Si había algo que le gustaba sobre todas las cosas, eso era despedazar carne humana. Durante siglos los secretos que ocultaban el cuerpo permanecieron ocultos y prohibidos. Sólo en los últimos años se había desatado el interés por descubrir todo lo que existía oculto tras la piel. Le encantaba ver surgir la sangre cuando hacía una incisión con el bisturí, cómo salía ese líquido de manera veloz, surgiendo como un torrente rojo y ardiente tan bello como los labios de la más agraciada mujer.

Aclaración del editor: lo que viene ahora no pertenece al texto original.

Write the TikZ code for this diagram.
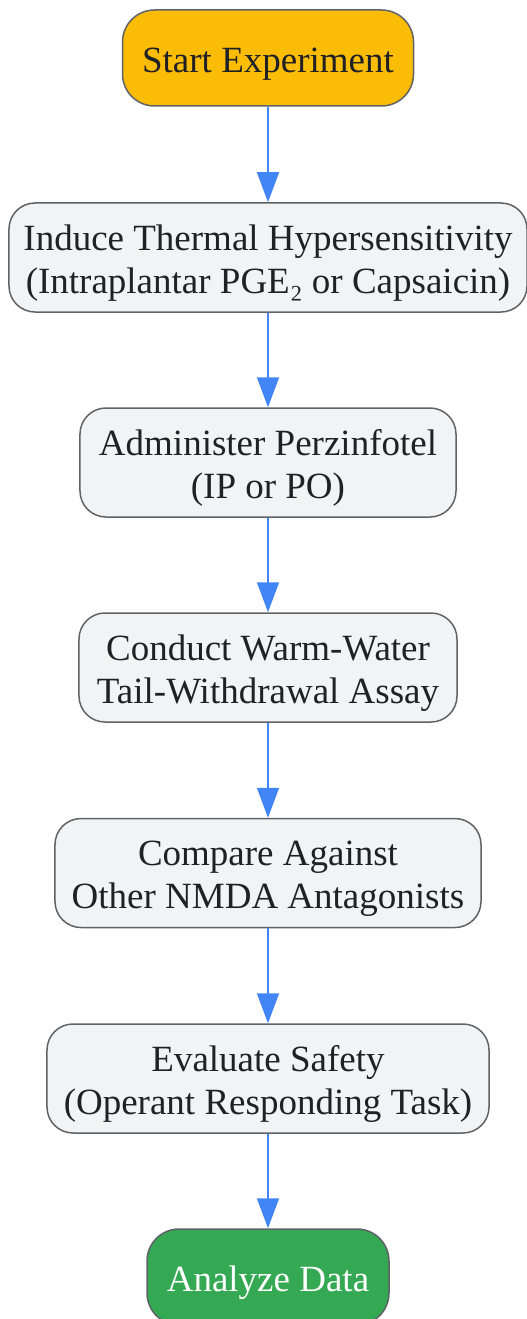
\documentclass[tikz,border=0pt]{standalone}
\usepackage{fontspec}
\setmainfont{Liberation Serif}
\usetikzlibrary{arrows.meta,positioning}
\definecolor{startfill}{HTML}{FBBC05}
\definecolor{endfill}{HTML}{34A853}
\definecolor{stepfill}{HTML}{F1F3F4}
\definecolor{edgegrey}{HTML}{5F6368}
\definecolor{textgrey}{HTML}{202124}
\definecolor{arrowblue}{HTML}{4285F4}
\tikzset{
    base/.style={draw=edgegrey,line width=1.5bp,align=center,inner sep=0pt,
        font=\fontsize{37bp}{43bp}\selectfont,text=textgrey},
    term/.style={base,rounded corners=32bp,minimum height=96bp,
        execute at begin node={\rule{0pt}{37bp}}},
    stepbox/.style={base,fill=stepfill,rounded corners=26bp,minimum height=109bp,
        execute at begin node={\rule{0pt}{79bp}}},
    flow/.style={-{Triangle[length=30bp,width=22bp]},color=arrowblue,line width=1.6bp},
}
\begin{document}
\begin{tikzpicture}[x=1bp,y=-1bp]
    \useasboundingbox (0,0) rectangle (527,1319);
    \node[term,fill=startfill,minimum width=291bp] (start) at (268,58) {Start Experiment};
    \node[stepbox,minimum width=518bp] (induce) at (268,257.5) {Induce Thermal Hypersensitivity\\(Intraplantar PGE₂ or Capsaicin)};
    \node[stepbox,minimum width=376bp] (admin) at (268,462.5) {Administer Perzinfotel\\(IP or PO)};
    \node[stepbox,minimum width=378bp] (tail) at (268,667.5) {Conduct Warm-Water\\Tail-Withdrawal Assay};
    \node[stepbox,minimum width=426bp] (compare) at (268,873) {Compare Against\\Other NMDA Antagonists};
    \node[stepbox,minimum width=442bp] (safety) at (268,1078.5) {Evaluate Safety\\(Operant Responding Task)};
    \node[term,fill=endfill,text=white,minimum width=242bp] (analyze) at (268,1277) {Analyze Data};
    \draw[flow] (start) -- (induce);
    \draw[flow] (induce) -- (admin);
    \draw[flow] (admin) -- (tail);
    \draw[flow] (tail) -- (compare);
    \draw[flow] (compare) -- (safety);
    \draw[flow] (safety) -- (analyze);
\end{tikzpicture}
\end{document}
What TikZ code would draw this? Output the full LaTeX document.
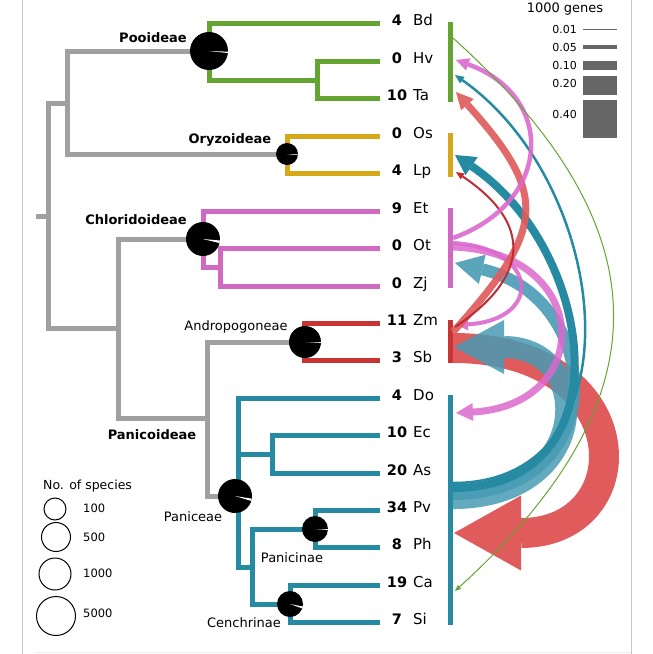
\documentclass[tikz,border=0pt]{standalone}
\usepackage{fontspec}
\setmainfont{DejaVu Sans}
\usetikzlibrary{arrows.meta,calc}
\definecolor{cgreen}{RGB}{100,165,50}
\definecolor{cgold}{RGB}{214,168,24}
\definecolor{cpink}{RGB}{208,105,192}
\definecolor{cred}{RGB}{200,52,52}
\definecolor{cteal}{RGB}{38,138,162}
\definecolor{ctgrey}{RGB}{160,160,160}
\definecolor{carcred}{RGB}{224,92,92}
\definecolor{carcpink}{RGB}{218,105,205}
\definecolor{cltteal}{RGB}{72,155,180}
\definecolor{cdkred}{RGB}{190,45,55}
\definecolor{clegbar}{RGB}{102,102,102}
\newcommand{\pieglyph}[4]{%
  \fill[black] (#1) circle[radius=#2pt];
  \fill[white] (#1) -- ++(-#3:#2pt) arc[start angle=-#3, end angle=-#4, radius=#2pt] -- cycle;}
\begin{document}
\begin{tikzpicture}[x=1pt,y=-1pt,
  tree/.style={line width=5pt, ctgrey},
  br/.style={line width=5pt},
  cbar/.style={line width=5pt},
  numlab/.style={anchor=base, font=\fontsize{14.5}{17}\selectfont\bfseries, inner sep=0pt},
  namelab/.style={anchor=base west, font=\fontsize{15}{18}\selectfont, inner sep=0pt},
  cladelab/.style={font=\fontsize{13}{15}\selectfont\bfseries, inner sep=0pt},
  sublab/.style={font=\fontsize{13}{15}\selectfont, inner sep=0pt},
  leglab/.style={font=\fontsize{11}{13}\selectfont, inner sep=0pt},
  arc/.style={line cap=butt}]
\useasboundingbox (0,0) rectangle (653,654);
% frame
\draw[line width=1pt, black!22] (22.5,0) -- (22.5,654);
\draw[line width=1pt, black!22] (631.5,0) -- (631.5,654);
\draw[line width=1pt, black!8] (35,652.5) -- (631,652.5);

% grey backbone
\draw[tree] (36,216) -- (48,216);
\draw[tree] (67,103) -- (48,103) -- (48,328) -- (118,328);
\draw[tree] (209,51) -- (67,51) -- (67,154) -- (287,154);
\draw[tree] (203,239) -- (118,239) -- (118,418) -- (207,418);
\draw[tree] (305,342) -- (207,342) -- (207,496) -- (235,496);

% clades
\draw[br,cgreen] (380,23) -- (209,23) -- (209,80) -- (317,80);
\draw[br,cgreen] (380,61) -- (317,61) -- (317,98) -- (380,98);
\draw[br,cgold] (380,136) -- (287,136) -- (287,173) -- (380,173);
\draw[br,cpink] (380,211) -- (203,211) -- (203,267) -- (220,267);
\draw[br,cpink] (380,248) -- (220,248) -- (220,286) -- (380,286);
\draw[br,cred] (380,323) -- (304,323) -- (304,360) -- (380,360);
\draw[br,cteal] (380,398) -- (238,398) -- (238,567) -- (252,567);
\draw[br,cteal] (238,454) -- (272,454);
\draw[br,cteal] (380,435) -- (272,435) -- (272,473) -- (380,473);
\draw[br,cteal] (315,529) -- (252,529) -- (252,604) -- (290,604);
\draw[br,cteal] (380,510) -- (315,510) -- (315,547) -- (380,547);
\draw[br,cteal] (380,585) -- (290,585) -- (290,622) -- (380,622);

% pies
\coordinate (pPoo) at (209,51);
\coordinate (pOry) at (287,154);
\coordinate (pChl) at (203,239);
\coordinate (pAnd) at (305,342);
\coordinate (pPan) at (235,496);
\coordinate (pPnc) at (315,529);
\coordinate (pCen) at (290,604);
\pieglyph{pPoo}{19}{2}{6}
\pieglyph{pOry}{11}{2}{6}
\pieglyph{pChl}{17}{5}{14}
\pieglyph{pAnd}{16}{0}{3}
\pieglyph{pPan}{17}{9}{17}
\pieglyph{pPnc}{13}{1}{4}
\pieglyph{pCen}{13}{11}{20}

% clade labels
\node[cladelab] (tPoo) at (153,38) {Pooideae};
\node[cladelab] (tOry) at (230,140) {Oryzoideae};
\node[cladelab] (tChl) at (136,220) {Chloridoideae};
\node[cladelab] (tPnc) at (152,435) {Panicoideae};
\node[sublab] (tAnd) at (236,327) {Andropogoneae};
\node[sublab] (tPan) at (193,517) {Paniceae};
\node[sublab] (tPni) at (292,558) {Panicinae};
\node[sublab] (tCen) at (244,623) {Cenchrinae};

% leaf labels
\foreach \nm/\num/\yy in {Bd/4/23,Hv/0/61,Ta/10/98,Os/0/136,Lp/4/173,Et/9/211,Ot/0/248,Zj/0/286,Zm/11/323,Sb/3/360,Do/4/398,Ec/10/435,As/20/473,Pv/34/510,Ph/8/547,Ca/19/585,Si/7/622}{
  \node[numlab] (n\nm) at (397,\yy+2) {\num};
  \node[namelab] (l\nm) at (413,\yy+2) {\nm};
}

% clade bars
\draw[cbar,cgreen] (450,22) -- (450,102);
\draw[cbar,cgold] (450,133) -- (450,177);
\draw[cbar,cpink] (450,208) -- (450,288);
\draw[cbar,cred] (450,320) -- (450,363);
\draw[cbar,cteal] (450,395) -- (450,625);

% arc end points
\coordinate (sSb) at (453,348);  \coordinate (tPh) at (454,533);
\coordinate (sPv1) at (453,498); \coordinate (tSb) at (454,347);
\coordinate (sPv2) at (453,494); \coordinate (tZj) at (455,263);
\coordinate (sPv3) at (453,488); \coordinate (tLp) at (455,155);
\coordinate (sPv4) at (453,483); \coordinate (tTa) at (455,75);
\coordinate (sOt3) at (453,247); \coordinate (tDo) at (456,413);
\coordinate (sOt2) at (453,243); \coordinate (tZm) at (456,325);
\coordinate (sZm1) at (453,332); \coordinate (tTa2) at (456,92);
\coordinate (sZm2) at (455,327); \coordinate (tLp2) at (456,172);
\coordinate (sOt1) at (453,238); \coordinate (tHv) at (456,60);
\coordinate (sBd) at (453,38);   \coordinate (tCa) at (455,591);

% arcs
\draw[arc, line width=30pt, carcred, -{Triangle[width=75pt,length=67pt,line width=0pt]}]
  (sSb) .. controls (640,348) and (642,533) .. (tPh);
\draw[arc, line width=22pt, cltteal, opacity=.85, -{Triangle[width=54pt,length=50pt,line width=0pt]}]
  (sPv1) .. controls (593,498) and (595,347) .. (tSb);
\draw[arc, line width=12pt, cltteal, opacity=.9, -{Triangle[width=30pt,length=28pt,line width=0pt]}]
  (sPv2) .. controls (613,494) and (606,298) .. (tZj);
\draw[arc, line width=8pt, cteal, -{Triangle[width=22pt,length=20pt,line width=0pt]}]
  (sPv3) .. controls (628,488) and (596,250) .. (tLp);
\draw[arc, line width=2.5pt, cteal, -{Triangle[width=8pt,length=9pt,line width=0pt]}]
  (sPv4) .. controls (643,483) and (612,185) .. (tTa);
\draw[arc, line width=7pt, carcpink, opacity=.85, -{Triangle[width=18pt,length=17pt,line width=0pt]}]
  (sOt3) .. controls (593,252) and (596,405) .. (tDo);
\draw[arc, line width=4pt, carcpink, opacity=.9, -{Triangle[width=12pt,length=12pt,line width=0pt]}]
  (sOt2) .. controls (540,248) and (543,320) .. (tZm);
\draw[arc, line width=7pt, carcred, opacity=.92, -{Triangle[width=17pt,length=17pt,line width=0pt]}]
  (sZm1) .. controls (546,229) and (549,195) .. (tTa2);
\draw[arc, line width=2pt, cdkred, -{Triangle[width=7pt,length=8pt,line width=0pt]}]
  (sZm2) .. controls (531,276) and (532,223) .. (tLp2);
\draw[arc, line width=4.5pt, carcpink, opacity=.9, -{Triangle[width=13pt,length=13pt,line width=0pt]}]
  (sOt1) .. controls (553,202) and (556,96) .. (tHv);
\draw[arc, line width=1pt, cgreen, -{Triangle[width=5pt,length=6pt,line width=0pt]}]
  (sBd) .. controls (666,230) and (666,399) .. (tCa);

% gene legend
\node[font=\fontsize{13}{15}\selectfont, inner sep=0pt] (lgT) at (565,9) {1000 genes};
\node[leglab, anchor=east] (lg1) at (577,29) {0.01};
\node[leglab, anchor=east] (lg2) at (577,47) {0.05};
\node[leglab, anchor=east] (lg3) at (577,65) {0.10};
\node[leglab, anchor=east] (lg4) at (577,83) {0.20};
\node[leglab, anchor=east] (lg5) at (577,114) {0.40};
\fill[clegbar] (583,28.5) rectangle (617,29.5);
\fill[clegbar] (583,45) rectangle (617,49);
\fill[clegbar] (583,61) rectangle (617,70);
\fill[clegbar] (583,76) rectangle (617,95);
\fill[clegbar] (583,100) rectangle (617,138);

% species legend
\node[font=\fontsize{12.5}{15}\selectfont, anchor=west, inner sep=0pt] (spT) at (43,486) {No. of species};
\coordinate (sp1) at (55,509);
\coordinate (sp2) at (56,537);
\coordinate (sp3) at (55,574);
\coordinate (sp4) at (56,616);
\draw[line width=1pt] (sp1) circle[radius=11pt];
\draw[line width=1pt] (sp2) circle[radius=14.5pt];
\draw[line width=1pt] (sp3) circle[radius=16pt];
\draw[line width=1pt] (sp4) circle[radius=19.5pt];
\node[font=\fontsize{11.5}{14}\selectfont, anchor=west, inner sep=0pt] (spl1) at (83,508) {100};
\node[font=\fontsize{11.5}{14}\selectfont, anchor=west, inner sep=0pt] (spl2) at (83,537) {500};
\node[font=\fontsize{11.5}{14}\selectfont, anchor=west, inner sep=0pt] (spl3) at (83,573) {1000};
\node[font=\fontsize{11.5}{14}\selectfont, anchor=west, inner sep=0pt] (spl4) at (83,613) {5000};
\end{tikzpicture}
\end{document}
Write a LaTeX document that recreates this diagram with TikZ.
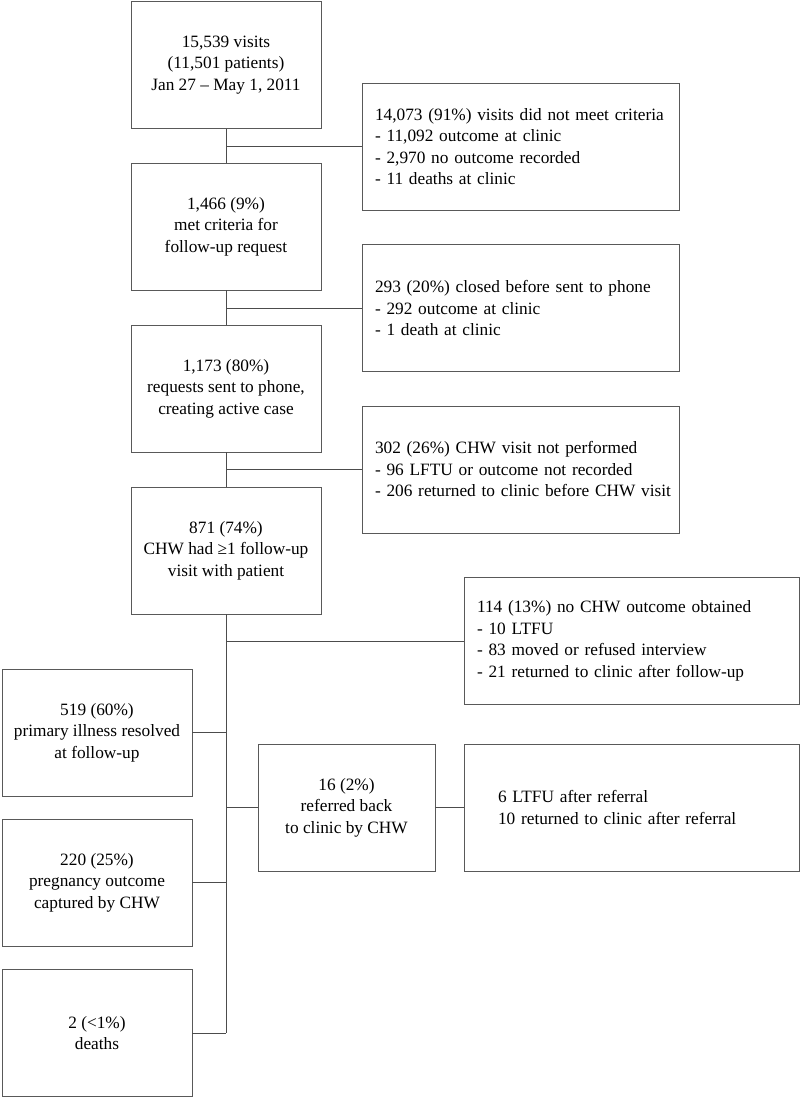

Aquello no era más que el principio, un heraldo de todo lo bueno que esperaba. Esa leve resistencia de los músculos al ser cortados o la rígida entereza de las costillas al ser partidas para poder alcanzar las masas chorreantes del corazón o los pulmones. Tal vez lo que más le gustaba era toquetear la materia que contenía el vientre humano: los intestinos, el hígado, los riñones; disfrutaba extrayendo aquellas partes del cuerpo humano que a otros le habrían espantado.

Pero, si quería ser sincero consigo mismo, debía reconocer que por mucho que disfrutase con esa parte no era nada comparado con observar los ojos de los que iban a morir. Era una mirada desesperada que, poco a poco, se transformaba en aceptación. Sin duda esa parte era su favorita, y ahora llegaba el momento de verla de nuevo.